Dear Miss Jones,
It was only six sunsets ago my eyes rested upon a gorgeous wiley temptress at the USU men’s club soccer tryout. I was just awe struck by her beauty, but did not have the balls or time to talk to her because I was there to play soccer. She stayed and watched the tryouts that day and even came back the next day. I really wanted to spit my charm at her but just couldn’t find the right moment ... then it was too late and she was gone. The dilemma I have is the next day (last Friday) the wily temptress decided to add my roommate on Facebook. This just took a knife and stabbed it into my heart. My roommate is an awesome guy, but the only problem is he cannot take advantage of this gorgeous woman who has presented herself to him due to the fact he already has a gorgeously-awesome-cool girlfriend already, who lives right next door! Ha, but I just need some straight up hard advice on what I should do. I could just be the Facebook stalker and add her through my roommates page but I’m just not that desperate, even though I do have a huge crush on this girl! PLEASE, PLEASE Miss Jones help!
Sincerely,
Distraught Mediocrity Handsome, Second Choice Roommate.
Dear Second Choice, You’re giving me quite a challenge for my second week only on the column, but don’t fret honey, nothing is too challenging for Miss Jones.
Your situation is special for a couple different reasons. First, you need to be somewhat sensitive because your roommate is involved and since it’s just the beginning of the semester it would be miserable to live with a rift between you two. Second, you have to turn from the alternative choice into the primary target, which can be tough.
Before we speculate let’s start with the facts: Soccer tryouts and practices take place behind the freshmen dorms; if this young hussy came to both sessions of tryouts there are only two reasonable explanations: she’s a freshman coming out to watch because she lives right there and it’s convenient, or she’s coming out to watch because she has a friend (boyfriend?) that was trying out. Now the way I see it, both of these options are good for you. If she’s a freshman living in the dorms she will surely come out to watch practice again. We’ll eliminate the boyfriend idea for argument sake, which means she came with a friend. If the friend made the team you have an automatic in. If not then at least you know she likes to watch soccer and can hope she’ll stop by again.

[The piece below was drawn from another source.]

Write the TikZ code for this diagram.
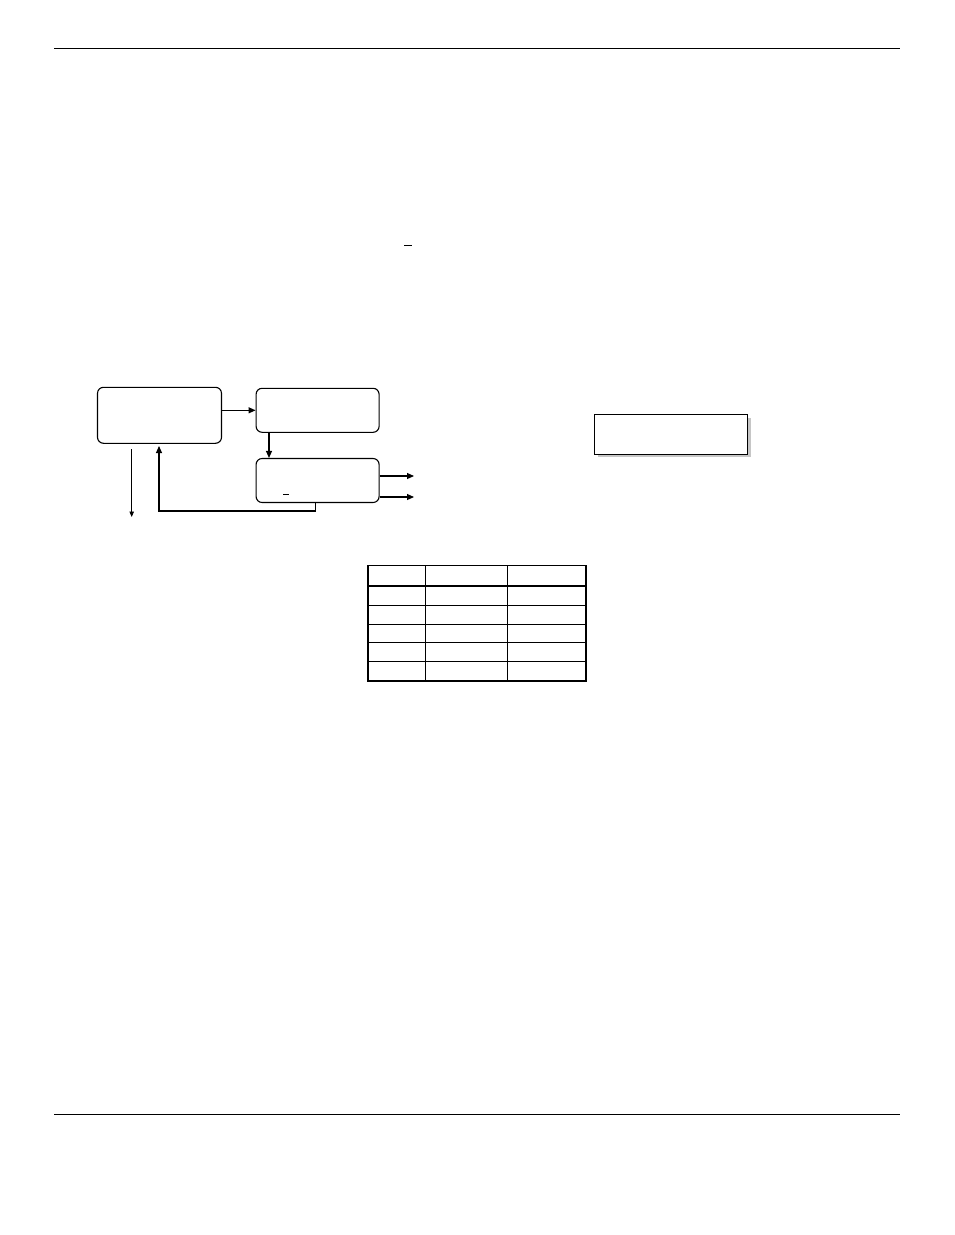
\documentclass[tikz,border=0pt]{standalone}
\usetikzlibrary{arrows.meta}
\begin{document}
\begin{tikzpicture}[x=1pt,y=-1pt,
  procbox/.style={draw, line width=1.1pt, rounded corners=6pt, inner sep=0pt},
  plainbox/.style={draw, line width=1.1pt, fill=white, inner sep=0pt},
  arr/.style={line width=1.1pt, -{Triangle[length=7pt,width=6pt]}},
  thinarr/.style={line width=0.8pt, -{Triangle[length=5.5pt,width=4.5pt]}},
  rule/.style={line width=0.8pt},
  tbl/.style={line width=1pt},
  tblthick/.style={line width=2pt}]
\useasboundingbox (0,0) rectangle (954,1235);
% page rules
\draw[rule] (54,48) -- (900,48);
\draw[line width=1.6pt] (54,1114.5) -- (900,1114.5);
% small dash in text area
\draw[line width=1pt] (404,245) -- (412,245);
% process boxes
\node[procbox, minimum width=124pt, minimum height=56pt] (A) at (159.5,415.3) {};
\node[procbox, minimum width=123pt, minimum height=44pt] (B) at (317.6,410.3) {};
\node[procbox, minimum width=123pt, minimum height=44pt] (C) at (317.6,480.5) {};
\draw[line width=1pt] (283.3,494) -- (289.3,494);
% connectors
\draw[arr] (A.east |- B.west) -- (B.west);
\coordinate (bx) at (269,0);
\draw[arr] (bx |- B.south) -- (bx |- C.north);
\coordinate (o1) at (414,476);
\coordinate (o2) at (414,497);
\draw[arr] (o1 -| C.east) -- (o1);
\draw[arr] (o2 -| C.east) -- (o2);
\coordinate (d1) at (131.7,449);
\coordinate (d2) at (131.7,517);
\draw[thinarr] (d1) -- (d2);
\coordinate (fb) at (315.7,0);
\coordinate (fbend) at (159,511);
\coordinate (fbtip) at (159,446);
\draw[arr] (fb |- C.south) |- (fbend) -- (fbtip);
% shadow box
\fill[gray!45] (597.5,417.5) rectangle (750.5,457.3);
\node[plainbox, minimum width=153.4pt, minimum height=39.7pt] (D) at (671,434.2) {};
% table
\draw[tbl] (368.3,565) -- (585.7,565);
\draw[tblthick] (368.3,565) -- (368.3,681) -- (585.7,681) -- (585.7,565);
\draw[tblthick] (368.3,586) -- (585.7,586);
\foreach \yy in {605.3,624,642.7,661.7} \draw[tbl] (368.3,\yy) -- (585.7,\yy);
\foreach \xx in {425.3,507.3} \draw[tbl] (\xx,565) -- (\xx,681);
\end{tikzpicture}
\end{document}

Now let’s get into the tricky stuff. So you saw this Siren sitting in the distance and assumed she was undressing you with her eyes, now it seems as if she may have been checking out your already marked roommate. Hopefully by now she saw on his spacebook that he is in a relationship so she may move on to the next best choice. YOU!
Personally, I’m more of an old fashion kind of lover, so this is what I think you gotta do: next time she’s at your soccer practice warm-up kicking the ball with someone – now this is important – warm up so your back is facing her, after a few good punts and blocks from you, let the ball go past you. On the pretense of getting the ball, jog close to her and give her a little smile. If you feel the smile is well received then on the way back stop and give her a witty remark like, “Oh man, he really sucks at kicking balls.” A remark like that will show her that you’re intelligent, quick witted and totally ready for a relationship.
Good luck and remember: “With as many times as Miss. Jones has been around the block her directions must be good.”